When asked about the film's themes, Lee said, "Before the advent of television, most people including myself learned a lot about life through radio. But these days we depend on visual media. If visual media is regarded as a channel for spreading fully constructed images, then the radio can be seen as one that encourages people to use their imagination. Success does not necessarily mean happiness, nor does failure mean unhappiness. Through this film, people will realize that there's more to life than winning or losing. What's important is that you live a happy life."

==Reception==
Radio Star was released in theaters on September 28, 2006, during the Chuseok holidays. Despite high expectations and positive reviews from critics, the film made a disappointing debut, drawing 150,684 viewers on its opening weekend. But it earned average ratings of 9.22 out of 10 in a poll of 7,749 netizens by the portal site Naver, and ticket sales surged exponentially over the following weeks, with strong word of mouth ultimately making the movie a success. It drew a total of 1,879,501 admissions, and grossed a decent .

According to film critic Lee Sang-yong, part of the film's appeal was due to nostalgia, saying, "Radio Star attracted a big audience among middle-aged people who miss the songs of their times."

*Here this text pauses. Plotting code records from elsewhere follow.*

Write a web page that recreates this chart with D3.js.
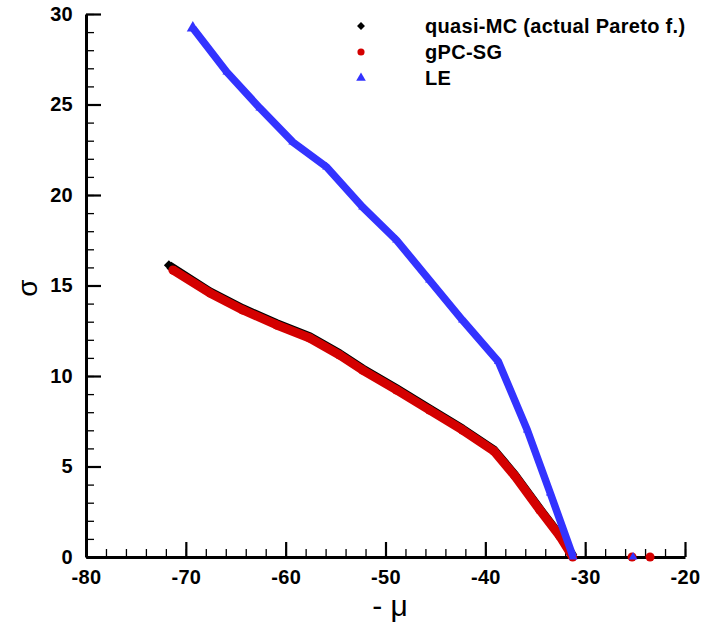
<!DOCTYPE html>
<html>
<head>
<meta charset="utf-8">
<script src="https://cdn.jsdelivr.net/npm/d3@7"></script>
<style>
  body { margin: 0; background: #fff; }
  text { font-family: Arial, "Liberation Sans", sans-serif; }
</style>
</head>
<body>
<div id="chart"></div>
<script>
const width = 701;
const height = 635;

// quasi-MC (actual Pareto front)
const mcMu    = [-71.7, -67.6, -64.3, -60.9, -57.6, -54.6, -52.3, -48.9, -45.6, -42.3, -39.15, -37.05, -34.55, -32.55, -31.15];
const mcSigma = [16.12, 14.67, 13.73, 12.90, 12.18, 11.24, 10.41, 9.31, 8.20, 7.09, 5.93, 4.55, 2.66, 1.21, 0];
const mcIsoMu = [-25.3, -23.5];
const mcIsoSigma = [0, 0];

// gPC-SG
const sgMu    = [-71.3, -67.6, -64.3, -60.9, -57.6, -54.6, -52.3, -48.9, -45.6, -42.3, -39.15, -37.05, -34.55, -32.55, -31.25];
const sgSigma = [15.86, 14.59, 13.65, 12.82, 12.10, 11.16, 10.33, 9.23, 8.12, 7.02, 5.86, 4.48, 2.60, 1.16, 0];
const sgIsoMu = [-25.3, -23.5];
const sgIsoSigma = [0, 0];

// LE
const leMu    = [-69.3, -65.9, -62.6, -59.3, -55.9, -52.3, -48.9, -45.6, -42.3, -38.7, -35.8, -33.5, -31.2];
const leSigma = [29.23, 26.80, 24.81, 22.93, 21.55, 19.34, 17.51, 15.30, 13.09, 10.80, 7.02, 3.54, 0];
const leIsoMu = [-25.2];
const leIsoSigma = [0];

const xTicks = [-80, -70, -60, -50, -40, -30, -20];
const yTicks = [0, 5, 10, 15, 20, 25, 30];
const legendLabels = ["quasi-MC (actual Pareto f.)", "gPC-SG", "LE"];

const svg = d3.select("#chart").append("svg")
    .attr("width", width)
    .attr("height", height);

const x = d3.scaleLinear().domain([-80, -20]).range([86, 685]);
const y = d3.scaleLinear().domain([0, 30]).range([557, 14]);

// plain hyphen for negative numbers, like the original
const fmt = d => String(d);

const tickFont = g => g.selectAll("text")
    .attr("font-size", 20)
    .attr("font-weight", "bold")
    .attr("letter-spacing", "0.3px")
    .attr("fill", "#000");

// minor ticks
svg.append("g")
    .attr("transform", `translate(0,${y(0)})`)
    .call(d3.axisBottom(x).tickValues(d3.range(-80, -19, 2)).tickSize(-8).tickSizeOuter(0).tickFormat(""))
    .call(g => g.select(".domain").remove())
    .call(g => g.selectAll("line").attr("stroke-width", 1.3));
svg.append("g")
    .attr("transform", `translate(${x(-80)},0)`)
    .call(d3.axisLeft(y).tickValues(d3.range(0, 30.1, 1)).tickSize(-8).tickSizeOuter(0).tickFormat(""))
    .call(g => g.select(".domain").remove())
    .call(g => g.selectAll("line").attr("stroke-width", 1.3));

// major ticks
svg.append("g")
    .attr("transform", `translate(0,${y(0)})`)
    .call(d3.axisBottom(x).tickValues(xTicks).tickSize(-15).tickSizeOuter(0).tickPadding(13).tickFormat(fmt))
    .call(g => g.select(".domain").attr("stroke-width", 3))
    .call(g => g.selectAll(".tick line").attr("stroke-width", 2.2))
    .call(tickFont);
svg.append("g")
    .attr("transform", `translate(${x(-80)},0)`)
    .call(d3.axisLeft(y).tickValues(yTicks).tickSize(-15).tickSizeOuter(0).tickPadding(13).tickFormat(fmt))
    .call(g => g.select(".domain").attr("stroke-width", 3))
    .call(g => g.selectAll(".tick line").attr("stroke-width", 2.2))
    .call(tickFont);

// axis titles
svg.append("text")
    .attr("x", 390).attr("y", 616)
    .attr("text-anchor", "middle")
    .attr("font-size", 30)
    .text("- \u03bc");
svg.append("text")
    .attr("transform", "translate(37,288) rotate(-90)")
    .attr("text-anchor", "middle")
    .attr("font-size", 28)
    .text("\u03c3");

const line = d3.line().x(d => x(d[0])).y(d => y(d[1]));
const zip = (a, b) => a.map((v, i) => [v, b[i]]);

const diamond = d3.symbolDiamond2 || d3.symbolDiamond;

const series = [
    { mu: mcMu, sigma: mcSigma, isoMu: mcIsoMu, isoSigma: mcIsoSigma, color: "#000000", symbol: diamond, size: 32, width: 8.5 },
    { mu: sgMu, sigma: sgSigma, isoMu: sgIsoMu, isoSigma: sgIsoSigma, color: "#d40000", symbol: d3.symbolCircle, size: 64, width: 9 },
    { mu: leMu, sigma: leSigma, isoMu: leIsoMu, isoSigma: leIsoSigma, color: "#3333ff", symbol: d3.symbolTriangle, size: 32, width: 7.5 }
];

series.forEach(s => {
    const pts = zip(s.mu, s.sigma);
    svg.append("path")
        .datum(pts)
        .attr("d", line)
        .attr("fill", "none")
        .attr("stroke", s.color)
        .attr("stroke-width", s.width)
        .attr("stroke-linejoin", "round");
    const all = pts.concat(zip(s.isoMu, s.isoSigma));
    svg.append("g").selectAll("path")
        .data(all)
        .enter().append("path")
        .attr("transform", d => `translate(${x(d[0])},${y(d[1])})`)
        .attr("d", (d, i) => d3.symbol().type(s.symbol).size(i === 0 ? 64 : s.size)())
        .attr("fill", s.color);
});

// legend
const legend = svg.append("g");
series.forEach((s, i) => {
    const yy = 26 + i * 26;
    legend.append("path")
        .attr("transform", `translate(361,${yy})`)
        .attr("d", d3.symbol().type(s.symbol).size(40))
        .attr("fill", s.color);
    legend.append("text")
        .attr("x", 425).attr("y", yy)
        .attr("dy", "0.36em")
        .attr("font-size", 20)
        .attr("font-weight", "bold")
        .attr("letter-spacing", "0.3px")
        .text(legendLabels[i]);
});
</script>
</body>
</html>
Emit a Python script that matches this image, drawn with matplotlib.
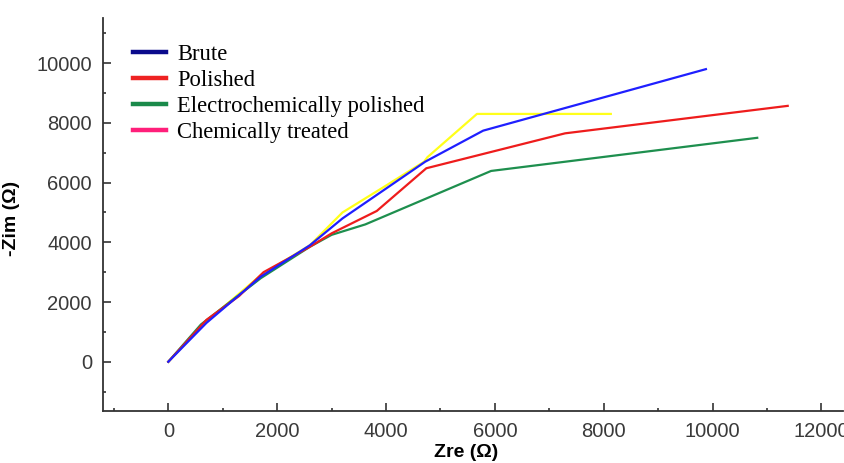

Park Joong-hoon and Ahn Sung-ki tied for Best Actor at the 2006 Blue Dragon Film Awards, and Ahn also won Best Actor at the 2006 Korean Association of Film Critics Awards and the 2007 Grand Bell Awards. Music director Bang Jun-seok received several nominations for his work on this film, winning Best Music at the 2006 Korean Association of Film Critics Awards and the 2007 Korean Film Awards.

==Original soundtrack==
1. 비와 당신 (The Rain and You) - Park Joong-hoon

2. 속앓이
3. 영월 가는 길
4. 배려
5. 오래된 방송국
6. 청소
7. 비와 당신 Movie Ver. (The Rain and You) - No Brain
8. 전단지
9. 영월의 밤
10. 시그널
11. 크게 라디오를 켜고 (Turn Up the Volume) - Sinawe
12. 오래된 친구
13. 미인 (Beautiful Woman) - Shin Jung-hyeon
14. 김양의 사연
15. 빗속의 여인 (Woman in the Rain) - Kim Choo-ja
16. 다방의 밤
17. 전화속 사연들
18. 넌 내게 반했어 Movie Ver. (You've Fallen for Me) - No Brain
19. 술오른 밤길
20. 기찻길에서 만난 동강
21. 아름다운 강산 (Beautiful Rivers and Mountains) - No Brain
22. 김밥집
23. 지하철김밥
24. 지울수 없는 너 (You Cannot Be Erased) - U&Me Blue
25. 빛을 받는 별
26. 미안함
27. 그대발길 머무는 곳에 (Wherever You Stay) - Cho Yong-pil
28. 우산속의 우정
29. 비와 당신 Acoustic Ver. (The Rain and You) - Park Joong-hoon
30. 넌 내게 반했어 Original Ver. (You've Fallen for Me) - No Brain

==Awards and nominations==

Year: Award; Category; Recipient; Result
2006: 14th Chunsa Film Art Awards; Special Jury Prize; Park Joong-hoon; Won
27th Blue Dragon Film Awards: Best Film; Radio Star; Nominated
Best Actor: Ahn Sung-ki; Won
Park Joong-hoon: Won
Best New Actress: Choi Jung-yoon; Nominated
Best Music: Bang Jun-seok; Nominated
Best Couple Award: Park Joong-hoon and Ahn Sung-ki; Nominated
26th Korean Association of Film Critics Awards: Best Actor; Ahn Sung-ki; Won
Best Music: Bang Jun-seok; Won
7th Women in Film Korea Awards: Woman Filmmaker of the Year; Jung Seung-hye; Won
2007: 4th Max Movie Awards; Best Film; Radio Star; Won
43rd Baeksang Arts Awards: Best Film; Radio Star; Nominated
Best New Actress: Choi Jung-yoon; Nominated
44th Grand Bell Awards: Best Film; Radio Star; Nominated
Best Actor: Ahn Sung-ki; Won
Best Music: Bang Jun-seok; Nominated
10th Shanghai International Film Festival: Radio Star; Jin Jue for Best Film; Nominated
6th Korean Film Awards: Best Music; Bang Jun-seok; Won

==Musical theatre adaptation==
In 2008, the film was adapted into a stage musical. The original run starred Jung Sung-hwa and Seo Beom-seok in the role of Park Min-soo, and Kim Da-hyun as Choi Gon, and was held at the Seoul Arts Center from January 26 to March 2, 2008.

Praised for its "refined" stage design, "appealing" music and a "well-developed plot that elicited laughter and tears from the audience," Radio Star won Best Musical at the 2009 Daegu Musical Awards, a ceremony that marked the end of the Daegu International Musical Festival. Seo Beom-seok also received the Best Actor award.

Jeong Jun-ha, Im Chang-jung and Kim Won-jun have also starred in later runs.